Take the listing from its first line through the line that contains "39.6, 39.2, 39.8, 39.6, 41.4, 38.4, 40.0, 40.0, 40.4, 39.8]" and please retype those lines exactly, leaving out the pictures.
◆ ◆ ◆ ◆ ◆ ◆ ◆
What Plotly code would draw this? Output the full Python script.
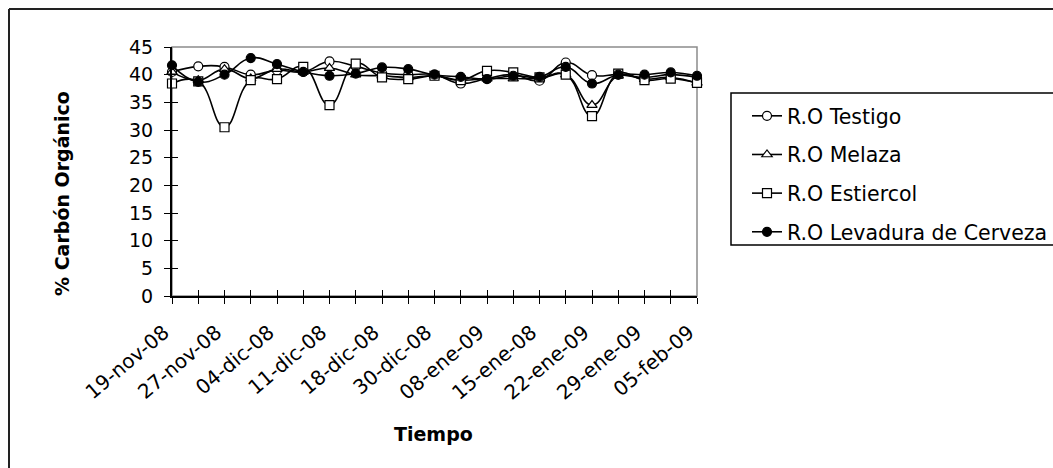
import plotly.graph_objects as go

# ---- data ----
tick_labels = ["19-nov-08", "27-nov-08", "04-dic-08", "11-dic-08", "18-dic-08", "30-dic-08",
               "08-ene-09", "15-ene-08", "22-ene-09", "29-ene-09", "05-feb-09"]

testigo = [40.5, 41.5, 41.4, 40.0, 40.8, 40.5, 42.4, 41.5, 40.3, 40.0, 40.0,
           38.4, 39.3, 40.0, 38.9, 42.2, 39.9, 40.0, 39.5, 40.0, 39.5]
melaza = [40.5, 39.0, 41.0, 39.3, 41.0, 40.5, 41.2, 40.0, 39.8, 39.5, 39.8,
          39.0, 39.3, 39.3, 39.3, 40.0, 34.5, 39.8, 39.2, 39.5, 38.5]
estiercol = [38.4, 38.8, 30.5, 39.0, 39.2, 41.4, 34.5, 42.0, 39.5, 39.2, 39.8,
             39.0, 40.7, 40.4, 39.5, 40.0, 32.5, 40.2, 39.0, 39.3, 38.5]
levadura = [41.7, 38.7, 40.0, 43.0, 41.9, 40.5, 39.8, 40.2, 41.3, 41.0, 40.0,
            39.6, 39.2, 39.8, 39.6, 41.4, 38.4, 40.0, 40.0, 40.4, 39.8]

series_names = ["R.O Testigo", "R.O Melaza", "R.O Estiercol", "R.O Levadura de Cerveza"]
y_ticks = list(range(0, 46, 5))

# ---- layout constants ----
W, H = 1053, 468
L, R, T, B = 172, 697, 47, 296
FONT = "DejaVu Sans"

n = len(testigo)
xs = list(range(n))
tickvals = xs
ticktext = [tick_labels[i // 2] if i % 2 == 0 else "" for i in xs]

def px2x(px):
    return (px - L) / (R - L)

def py2y(py):
    return (B - py) / (B - T)

fig = go.Figure()

styles = [
    dict(symbol="circle", color="white"),
    dict(symbol="triangle-up", color="white"),
    dict(symbol="square", color="white"),
    dict(symbol="circle", color="black"),
]
for i, (name, vals, st) in enumerate(zip(series_names, [testigo, melaza, estiercol, levadura], styles)):
    fig.add_trace(go.Scatter(
        x=xs, y=vals, name=name, mode="lines+markers",
        line=dict(color="black", width=1.6, shape="spline", smoothing=1.3),
        marker=dict(symbol=st["symbol"], size=9, color=st["color"],
                    line=dict(color="black", width=1.2)),
        cliponaxis=False, legendgroup=f"g{i}", hoverinfo="skip",
    ))

# invisible trace carrying the overlay axes (inner tick marks)
fig.add_trace(go.Scatter(x=xs, y=testigo, xaxis="x2", yaxis="y2", mode="lines",
                         opacity=0, showlegend=False, hoverinfo="skip"))

fig.update_layout(
    width=W, height=H,
    margin=dict(l=L, r=W - R, t=T, b=H - B, pad=0, autoexpand=False),
    paper_bgcolor="white", plot_bgcolor="white",
    font=dict(family=FONT, color="black", size=16),
    showlegend=True,
    legend=dict(x=px2x(747), y=py2y(96), xanchor="left", yanchor="top",
                bgcolor="rgba(0,0,0,0)", borderwidth=0,
                font=dict(family=FONT, size=20.5, color="black"),
                tracegroupgap=9, traceorder="grouped"),
    xaxis=dict(range=[0, n - 1], tickmode="array", tickvals=tickvals, ticktext=ticktext,
               tickangle=-40, ticks="outside", ticklen=6, tickwidth=1.3, tickcolor="black",
               showline=True, linecolor="black", linewidth=2, showgrid=False, zeroline=False,
               tickfont=dict(family=FONT, size=20, color="black"),
               ticklabelstandoff=9, ticklabelshift=-8, automargin=False,
               fixedrange=True),
    yaxis=dict(range=[0, 45], tickmode="array", tickvals=y_ticks,
               ticks="outside", ticklen=6, tickwidth=1.3, tickcolor="black",
               showline=True, linecolor="black", linewidth=2, showgrid=False, zeroline=False,
               tickfont=dict(family=FONT, size=19, color="black"), ticklabelstandoff=7,
               automargin=False, fixedrange=True),
    xaxis2=dict(overlaying="x", anchor="y", range=[0, n - 1], tickmode="array", tickvals=tickvals,
                ticks="inside", ticklen=6, tickwidth=1.3, tickcolor="black",
                showticklabels=False, showline=False, showgrid=False, zeroline=False),
    yaxis2=dict(overlaying="y", anchor="x", side="left", range=[0, 45], tickmode="array",
                tickvals=y_ticks, ticks="inside", ticklen=6, tickwidth=1.3, tickcolor="black",
                showticklabels=False, showline=False, showgrid=False, zeroline=False),
    shapes=[
        # plot area border (grey)
        dict(type="rect", xref="paper", yref="paper", x0=0, y0=0, x1=1, y1=1,
             line=dict(color="#8c8c8c", width=1.5), layer="below"),
        # legend box
        dict(type="rect", xref="paper", yref="paper", x0=px2x(731), x1=px2x(1062),
             y0=py2y(245), y1=py2y(93), line=dict(color="black", width=1.5),
             fillcolor="rgba(0,0,0,0)", layer="below"),
        # outer chart border (top & left visible)
        dict(type="line", xref="paper", yref="paper", x0=px2x(9), x1=px2x(1060),
             y0=py2y(9), y1=py2y(9), line=dict(color="#222222", width=2)),
        dict(type="line", xref="paper", yref="paper", x0=px2x(9), x1=px2x(9),
             y0=py2y(9), y1=py2y(480), line=dict(color="#222222", width=2)),
    ],
    annotations=[
        dict(text="<b>% Carbón Orgánico</b>", xref="paper", yref="paper",
             x=px2x(62), y=py2y(194), textangle=-90, showarrow=False,
             xanchor="center", yanchor="middle",
             font=dict(family=FONT, size=19, color="black")),
        dict(text="<b>Tiempo</b>", xref="paper", yref="paper",
             x=px2x(433), y=py2y(434), showarrow=False,
             xanchor="center", yanchor="middle",
             font=dict(family=FONT, size=19, color="black")),
    ],
)

fig.write_html("out.html", config={"displayModeBar": False})
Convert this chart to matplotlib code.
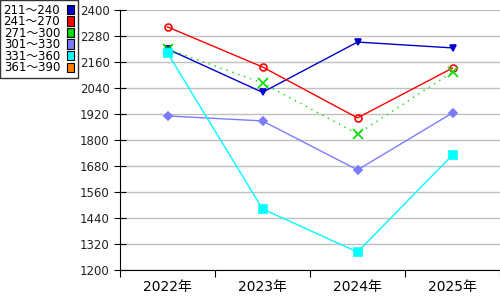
import matplotlib
matplotlib.use("Agg")
import matplotlib.pyplot as plt
from matplotlib.patches import Patch

plt.rcParams['font.family'] = ['DejaVu Sans', 'Noto Sans CJK JP']

years = ['2022年', '2023年', '2024年', '2025年']
labels = ['211～240', '241～270', '271～300', '301～330', '331～360', '361～390']
colors = ['#0000cc', '#ff0000', '#00dd00', '#7b7bff', '#00ffff', '#ff8000']

s211 = [2220, 2020, 2252, 2225]
s241 = [2322, 2137, 1902, 2132]
s271 = [2220, 2063, 1828, 2114]
s301 = [1911, 1888, 1662, 1925]
s331 = [2202, 1482, 1283, 1731]
series = [s211, s241, s271, s301, s331]
markers = ['v', 'o', 'x', 'D', 's']
styles = ['-', '-', (0, (1, 3.5)), '-', '-']
sizes = [4.5, 5, 6.5, 4, 6]

fig = plt.figure(figsize=(5, 3), dpi=100)
ax = fig.add_axes([0.24, 0.1, 0.76, 0.8667])

x = range(len(years))
for vals, c, m, ls, ms in zip(series, colors, markers, styles, sizes):
    mfc = 'none' if m == 'o' else c
    ax.plot(x, vals, color=c, lw=1, linestyle=ls, marker=m, markersize=ms,
            markerfacecolor=mfc, markeredgecolor=c, markeredgewidth=1.2)

ax.set_ylim(1200, 2400)
ax.set_yticks(range(1200, 2401, 120))
ax.set_xlim(-0.5, 3.5)
ax.set_xticks([-0.5, 0.5, 1.5, 2.5, 3.5])
ax.set_xticklabels([])
ax.set_xticks(list(x), minor=True)
ax.set_xticklabels(years, minor=True)
ax.tick_params(axis='x', which='major', direction='out', length=5, color='black')
ax.tick_params(axis='x', which='minor', length=0, pad=7)
ax.tick_params(axis='y', direction='inout', length=8)
ax.tick_params(labelsize=8.5, labelcolor='#222222')
ax.yaxis.grid(True, color='#c0c0c0', lw=1)
ax.set_axisbelow(True)
for s in ['top', 'right']:
    ax.spines[s].set_visible(False)

handles = [Patch(facecolor=c, edgecolor='black', lw=0.8) for c in colors]
leg = fig.legend(handles, labels, loc='upper left', bbox_to_anchor=(0.0, 1.0),
                 markerfirst=False, fontsize=8.5, frameon=True, fancybox=False,
                 edgecolor='black', handlelength=0.6, handleheight=0.85,
                 handletextpad=0.6, labelspacing=-0.12, borderpad=0.3,
                 borderaxespad=0)
leg.get_frame().set_linewidth(1)

fig.savefig('out.png', dpi=100)
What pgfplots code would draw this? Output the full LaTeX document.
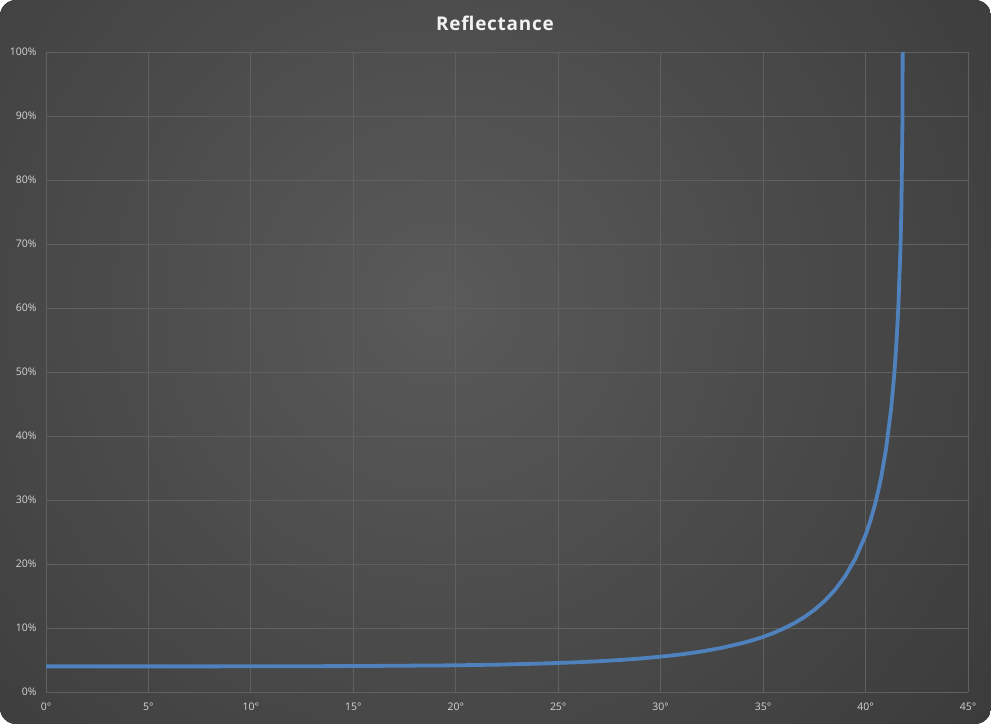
\documentclass[border=0pt]{standalone}
\usepackage{fontspec}
\setmainfont{Open Sans}
\usepackage{pgfplots}
\pgfplotsset{compat=1.18}

\definecolor{bginner}{RGB}{90,90,90}
\definecolor{bgouter}{RGB}{34,34,34}
\definecolor{gridcol}{RGB}{96,96,96}
\definecolor{curve}{RGB}{79,129,189}
\definecolor{ticktext}{RGB}{215,215,215}
\definecolor{titletext}{RGB}{242,242,242}

% Unpolarised reflectance, glass (n = 1.5) to air, against angle of incidence
\pgfplotstableread{
angle R
0      0.0400
5      0.0400
10     0.0401
15     0.0405
20     0.0417
22     0.0427
24     0.0443
26     0.0465
27     0.0481
28     0.0500
29     0.0523
30     0.0552
31     0.0588
32     0.0633
33     0.0691
34     0.0765
34.5   0.0810
35     0.0861
35.5   0.0921
36     0.0991
36.5   0.1072
37     0.1168
37.5   0.1283
38     0.1422
38.5   0.1593
39     0.1807
39.5   0.2083
40     0.2453
40.25  0.2690
40.5   0.2977
40.75  0.3334
41     0.3798
41.25  0.4434
41.4   0.4960
41.5   0.5416
41.6   0.6015
41.7   0.6896
41.75  0.7584
41.8   0.8906
41.81  1.0000
}\reflectance

\begin{document}
\begin{tikzpicture}[x=1bp,y=1bp]
\useasboundingbox (0,0) rectangle (991,724);
\begin{scope}
  \clip[rounded corners=16bp] (0,0) rectangle (991,724);
  \fill[bgouter] (0,0) rectangle (991,724);
  \shade[inner color=bginner, outer color=bgouter] (440,420) circle (1250);
\end{scope}
\node[text=titletext, font=\addfontfeatures{LetterSpace=4}\bfseries\fontsize{19}{21}\selectfont,
      anchor=center] at (495,701) {Reflectance};
\begin{axis}[
  at={(46bp,32bp)}, anchor=south west,
  scale only axis, width=922bp, height=640bp,
  xmin=0, xmax=45, ymin=0, ymax=1,
  xtick={0,5,...,45}, ytick={0,0.1,...,1.0},
  xticklabel={\pgfmathprintnumber{\tick}\textdegree},
  yticklabel={\pgfmathparse{round(\tick*100)}\pgfmathprintnumber[fixed,precision=0]{\pgfmathresult}\%},
  /pgf/number format/assume math mode=true,
  tick label style={text=ticktext, font=\fontsize{10.5}{12}\selectfont},
  xticklabel style={yshift=-7bp},
  yticklabel style={xshift=-6bp},
  major tick length=0pt,
  grid=major,
  grid style={gridcol, line width=0.8bp},
  axis line style={draw=none},
  clip=true,
]
\addplot[curve, line width=3.8bp, line join=round] table[x=angle, y=R] {\reflectance};
\end{axis}
\end{tikzpicture}
\end{document}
◆ ◆ ◆ ◆ ◆ ◆ ◆
OUTPUT FOR THIS EXERCISE =
What Plotly code would draw this? Output the full Python script.
import plotly.graph_objects as go

# ---- data ----
tick_labels = ["19-nov-08", "27-nov-08", "04-dic-08", "11-dic-08", "18-dic-08", "30-dic-08",
               "08-ene-09", "15-ene-08", "22-ene-09", "29-ene-09", "05-feb-09"]

testigo = [40.5, 41.5, 41.4, 40.0, 40.8, 40.5, 42.4, 41.5, 40.3, 40.0, 40.0,
           38.4, 39.3, 40.0, 38.9, 42.2, 39.9, 40.0, 39.5, 40.0, 39.5]
melaza = [40.5, 39.0, 41.0, 39.3, 41.0, 40.5, 41.2, 40.0, 39.8, 39.5, 39.8,
          39.0, 39.3, 39.3, 39.3, 40.0, 34.5, 39.8, 39.2, 39.5, 38.5]
estiercol = [38.4, 38.8, 30.5, 39.0, 39.2, 41.4, 34.5, 42.0, 39.5, 39.2, 39.8,
             39.0, 40.7, 40.4, 39.5, 40.0, 32.5, 40.2, 39.0, 39.3, 38.5]
levadura = [41.7, 38.7, 40.0, 43.0, 41.9, 40.5, 39.8, 40.2, 41.3, 41.0, 40.0,
            39.6, 39.2, 39.8, 39.6, 41.4, 38.4, 40.0, 40.0, 40.4, 39.8]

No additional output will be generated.